ORIGINALLY PUBLISHED SEPT. 9, 2013  |  BY LINCOLN ANDERSON | Christine Quinn and Assemblymember Richard Gottfried recently each accused City Council candidate Yetta Kurland of lying by saying she forced the state Department of Health, through a lawsuit Kurland filed, to admit it must provide a hospital at the site of the former St. Vincent’s in Greenwich Village.

Kurland made the comment in public at a debate with opponent Corey Johnson on Aug. 26 at Bowtie Cinema in Chelsea sponsored by NYC Community Media, The Villager’s parent company.

“I stepped up,” Kurland said at one point during the debate, “and with the Coalition for a New Village Hospital, I fought and won an important victory, forcing the Department of Health to admit it had a legal obligation to restore a hospital at the site of St.

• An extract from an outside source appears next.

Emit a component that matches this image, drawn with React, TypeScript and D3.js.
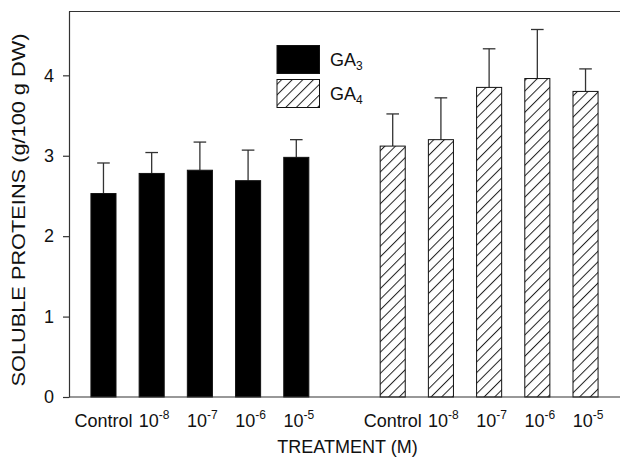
import * as d3 from "d3";
import { useEffect, useRef } from "react";

// ---- data ----
const treatments = ["Control", "10", "10", "10", "10"];
const exponents = ["", "-8", "-7", "-6", "-5"];

const ga3Means = [2.53, 2.78, 2.82, 2.69, 2.98];
const ga3Errors = [0.38, 0.26, 0.35, 0.38, 0.22];

const ga4Means = [3.12, 3.2, 3.85, 3.96, 3.8];
const ga4Errors = [0.4, 0.52, 0.48, 0.61, 0.28];

const yTicks = [0, 1, 2, 3, 4];
const legendItems = [
  { name: "GA", sub: "3", fill: "#000" },
  { name: "GA", sub: "4", fill: "url(#hatch)" },
];

const FONT = "'Liberation Sans', Arial, Helvetica, sans-serif";
const INK = "#111";

export default function App() {
  const refSvg = useRef<SVGSVGElement>(null);

  useEffect(() => {
    const svg = d3.select(refSvg.current);
    svg.selectAll("*").remove();

    const width = 620;
    const left = 69;
    const top = 11;
    const bottom = 397;

    // one slot for each bar plus an empty slot between the two groups
    const slots = [
      ...treatments.map((_, i) => `GA3-${i}`),
      "gap",
      ...treatments.map((_, i) => `GA4-${i}`),
    ];

    const X = d3
      .scaleBand()
      .domain(slots)
      .range([left, width])
      .paddingInner(0.48)
      .paddingOuter(0.455);

    const Y = d3.scaleLinear().domain([0, 4.8]).range([bottom, top]);

    const bars = [
      ...ga3Means.map((m, i) => ({ key: `GA3-${i}`, mean: m, err: ga3Errors[i], fill: "#000", label: i })),
      ...ga4Means.map((m, i) => ({ key: `GA4-${i}`, mean: m, err: ga4Errors[i], fill: "url(#hatch)", label: i })),
    ];

    // ---------- pattern ----------
    const defs = svg.append("defs");
    const pat = defs
      .append("pattern")
      .attr("id", "hatch")
      .attr("patternUnits", "userSpaceOnUse")
      .attr("width", 7.5)
      .attr("height", 10)
      .attr("patternTransform", "rotate(45)");
    pat.append("rect").attr("width", 7.5).attr("height", 10).attr("fill", "#fff");
    pat
      .append("line")
      .attr("x1", 0.5)
      .attr("y1", 0)
      .attr("x2", 0.5)
      .attr("y2", 10)
      .attr("stroke", "#222")
      .attr("stroke-width", 1);

    svg.append("rect").attr("width", 620).attr("height", 457).attr("fill", "#fff");

    // ---------- frame ----------
    svg
      .append("line")
      .attr("x1", left)
      .attr("x2", width)
      .attr("y1", top + 0.5)
      .attr("y2", top + 0.5)
      .attr("stroke", "#333")
      .attr("stroke-width", 1.2);

    // ---------- error bars ----------
    const gErr = svg.append("g").attr("stroke", "#333").attr("stroke-width", 1.3);
    bars.forEach((d) => {
      const cx = X(d.key)! + X.bandwidth() / 2;
      gErr
        .append("line")
        .attr("x1", cx)
        .attr("x2", cx)
        .attr("y1", Y(d.mean))
        .attr("y2", Y(d.mean + d.err));
      gErr
        .append("line")
        .attr("x1", cx - 6.3)
        .attr("x2", cx + 6.3)
        .attr("y1", Y(d.mean + d.err))
        .attr("y2", Y(d.mean + d.err));
    });

    // ---------- bars ----------
    svg
      .append("g")
      .selectAll("rect")
      .data(bars)
      .join("rect")
      .attr("x", (d) => X(d.key)!)
      .attr("y", (d) => Y(d.mean))
      .attr("width", X.bandwidth())
      .attr("height", (d) => Y(0) - Y(d.mean))
      .attr("fill", (d) => d.fill)
      .attr("stroke", "#111")
      .attr("stroke-width", 1);

    // ---------- axes ----------
    const gy = svg
      .append("g")
      .attr("transform", `translate(${left},0)`)
      .call(d3.axisLeft(Y).tickValues(yTicks).tickSize(6).tickSizeOuter(0).tickPadding(9).tickFormat(d3.format("d")));
    gy.selectAll("path, line").attr("stroke", "#333").attr("stroke-width", 1.2);
    gy.selectAll("text").attr("font-size", 18).attr("font-family", FONT).attr("fill", INK);

    svg
      .append("line")
      .attr("x1", left)
      .attr("x2", width)
      .attr("y1", bottom)
      .attr("y2", bottom)
      .attr("stroke", "#333")
      .attr("stroke-width", 1.2);

    // x tick labels
    const gx = svg.append("g").attr("font-family", FONT).attr("font-size", 18).attr("fill", INK);
    bars.forEach((d) => {
      const cx = X(d.key)! + X.bandwidth() / 2;
      const t = gx
        .append("text")
        .attr("x", cx + (exponents[d.label] ? 2.5 : 0))
        .attr("y", 427)
        .attr("text-anchor", "middle");
      t.append("tspan").text(treatments[d.label]);
      if (exponents[d.label]) {
        t.append("tspan").attr("font-size", 12).attr("dy", -8).text(exponents[d.label]);
      }
    });

    // axis titles
    svg
      .append("text")
      .text("TREATMENT (M)")
      .attr("x", 347.5)
      .attr("y", 453)
      .attr("text-anchor", "middle")
      .attr("font-family", FONT)
      .attr("font-size", 18)
      .attr("fill", INK);

    svg
      .append("text")
      .text("SOLUBLE PROTEINS (g/100 g DW)")
      .attr("transform", "translate(25,210) rotate(-90)")
      .attr("text-anchor", "middle")
      .attr("font-family", FONT)
      .attr("font-size", 18.5)
      .attr("textLength", 353)
      .attr("lengthAdjust", "spacingAndGlyphs")
      .attr("fill", INK);

    // ---------- legend ----------
    const gLeg = svg.append("g");
    legendItems.forEach((item, i) => {
      const y0 = 45.5 + i * 34;
      gLeg
        .append("rect")
        .attr("x", 277)
        .attr("y", y0)
        .attr("width", 42.5)
        .attr("height", 28)
        .attr("fill", item.fill)
        .attr("stroke", "#111")
        .attr("stroke-width", 1);
      const t = gLeg
        .append("text")
        .attr("x", 330)
        .attr("y", y0 + 20)
        .attr("font-family", FONT)
        .attr("font-size", 18)
        .attr("fill", INK);
      t.append("tspan").text(item.name);
      t.append("tspan").attr("font-size", 12).attr("dy", 4).text(item.sub);
    });
  }, []);

  return (
    <svg
      ref={refSvg}
      width={620}
      height={457}
      style={{ position: "absolute", left: 0, top: 0, background: "#fff" }}
    ></svg>
  );
}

Vincent’s Hospital.”

The pro-Kurland part of the audience heartily applauded her statement.

After the debate, Gottfried, who chairs the Assembly’s Health Committee, came up from his seat in the audience and spoke to The Villager, rendering his opinion of the truthfulness of Kurland’s comment.

“Horses—!” he said.

Similarly, told a few days later of Kurland’s claims, Quinn said, “That is completely made-up. That couldn’t be farther from the truth.”

However, Kurland stood by her story in a follow-up interview with The Villager.

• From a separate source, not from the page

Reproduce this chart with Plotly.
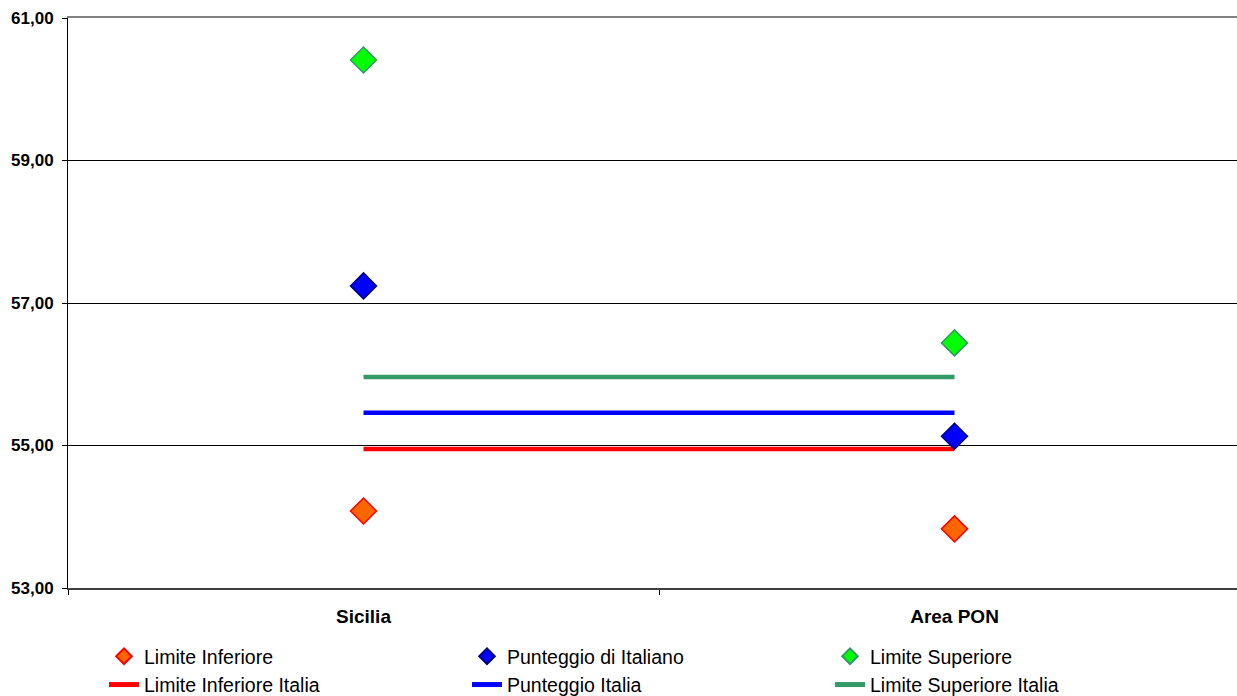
import plotly.graph_objects as go

categories = ["Sicilia", "Area PON"]
limite_inferiore = [54.08, 53.83]
punteggio_italiano = [57.24, 55.13]
limite_superiore = [60.41, 56.44]
limite_inferiore_italia = [54.95, 54.95]
punteggio_italia = [55.46, 55.46]
limite_superiore_italia = [55.96, 55.96]
y_ticks = [53, 55, 57, 59, 61]
y_ticklabels = ["53,00", "55,00", "57,00", "59,00", "61,00"]

fig = go.Figure()

def line_trace(name, vals, color):
    return go.Scatter(x=categories, y=vals, name=name, mode="lines",
                      line=dict(color=color, width=4.5), hoverinfo="y")

def marker_trace(name, vals, fill, edge):
    return go.Scatter(x=categories, y=vals, name=name, mode="markers",
                      marker=dict(symbol="diamond", size=20, color=fill,
                                  line=dict(color=edge, width=1.5)))

fig.add_trace(line_trace("Limite Inferiore Italia", limite_inferiore_italia, "#FF0000"))
fig.add_trace(line_trace("Punteggio Italia", punteggio_italia, "#0000FF"))
fig.add_trace(line_trace("Limite Superiore Italia", limite_superiore_italia, "#339966"))
fig.add_trace(marker_trace("Limite Inferiore", limite_inferiore, "#FF6600", "#FF0000"))
fig.add_trace(marker_trace("Punteggio di Italiano", punteggio_italiano, "#0000FF", "#000080"))
fig.add_trace(marker_trace("Limite Superiore", limite_superiore, "#00FF00", "#339966"))

order = {"Limite Inferiore": 1, "Punteggio di Italiano": 2, "Limite Superiore": 3,
         "Limite Inferiore Italia": 4, "Punteggio Italia": 5, "Limite Superiore Italia": 6}
for tr in fig.data:
    tr.legendrank = order[tr.name]

xtickfont = dict(size=19, family="Liberation Sans, Arial", weight="bold", color="black")
ytickfont = dict(size=17, family="Liberation Sans, Arial", weight="bold", color="black")

fig.update_layout(
    width=1237, height=696,
    margin=dict(l=68, r=0, t=18, b=108, autoexpand=False),
    paper_bgcolor="white", plot_bgcolor="white",
    font=dict(family="Liberation Sans, Arial, sans-serif", color="black"),
    showlegend=True,
    legend=dict(orientation="h", x=0.0308, y=-0.0860, xanchor="left", yanchor="top",
                font=dict(size=19.5), entrywidth=318, itemsizing="constant",
                traceorder="normal"),
    xaxis=dict(type="category", range=[-0.5, 1.478], tickson="boundaries",
               ticks="outside", ticklen=5, tickcolor="black", automargin=False,
               ticklabelstandoff=10,
               showline=True, linecolor="#404040", linewidth=2,
               showgrid=False, tickfont=xtickfont),
    xaxis2=dict(overlaying="x", side="top", matches="x", showline=True,
                linecolor="#808080", linewidth=2, showticklabels=False,
                ticks="", showgrid=False, automargin=False),
    yaxis=dict(range=[53, 61], tickvals=y_ticks, ticktext=y_ticklabels,
               ticks="outside", ticklen=5, tickcolor="black", automargin=False,
               ticklabelstandoff=5,
               showline=True, linecolor="black", linewidth=1,
               showgrid=True, gridcolor="black", gridwidth=1, zeroline=False,
               tickfont=ytickfont),
)
fig.add_trace(go.Scatter(x=categories, y=[None, None], xaxis="x2", showlegend=False,
                         hoverinfo="skip"))

fig.write_html("out.html", config={"displayModeBar": False},
               post_script="document.body.style.margin='0';document.body.style.overflow='hidden';")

“We were able to get them to admit they have to have a hospital there,” she said. “But, it feels to me, they just turned around and tried to say the emergency room is a hospital.”

Kurland was referring to the $110 million, 24/7, free-standing E.R. and comprehensive care center that North Shore-Long Island Jewish Health System is currently creating inside the former St. Vincent’s O’Toole building, at 12th St. and Seventh Ave., and which is slated to open next June.

But Kurland said the stand-alone E.R. is insufficient because it would only triage patients and not treat them. If someone needs more serious care, he or she will be transported from the N.S.L.I.J. facility to a nearby hospital.

For the record, Bill Rudin, head of Rudin Management, told The Villager a few years ago that Kurland, through her activism on the hospital issue, definitely does deserve credit for getting the free-standing E.R. However, Kurland dismisses it as a “two-and-a-half-bed” hospital, and advocates for building a 200-bed hospital on top of O’Toole by adding additional floors on top of it. Approval would be needed for this, though, from the state Department of Health.

Quinn, for her part, told The Villager there was no legal requirement for any health facility either at the former hospital site — now being developed into luxury condos by Rudin Management — or at the O’Toole site.

Asked to show some sort of tangible proof to back up her claims, Kurland told The Villager she could send the newspaper the memo she sent on the subject to the state attorney general. However, Kurland said she could not provide The Villager with the Department of Health’s supposed admission that a hospital is required at the former St. Vincent’s site — and that The Villager would somehow have to find this on its own.

Two weeks ago, while still campaigning for mayor, Quinn told this newspaper, “I’m going to commit to bringing back a full-service hospital to the Lower West Side. Period.”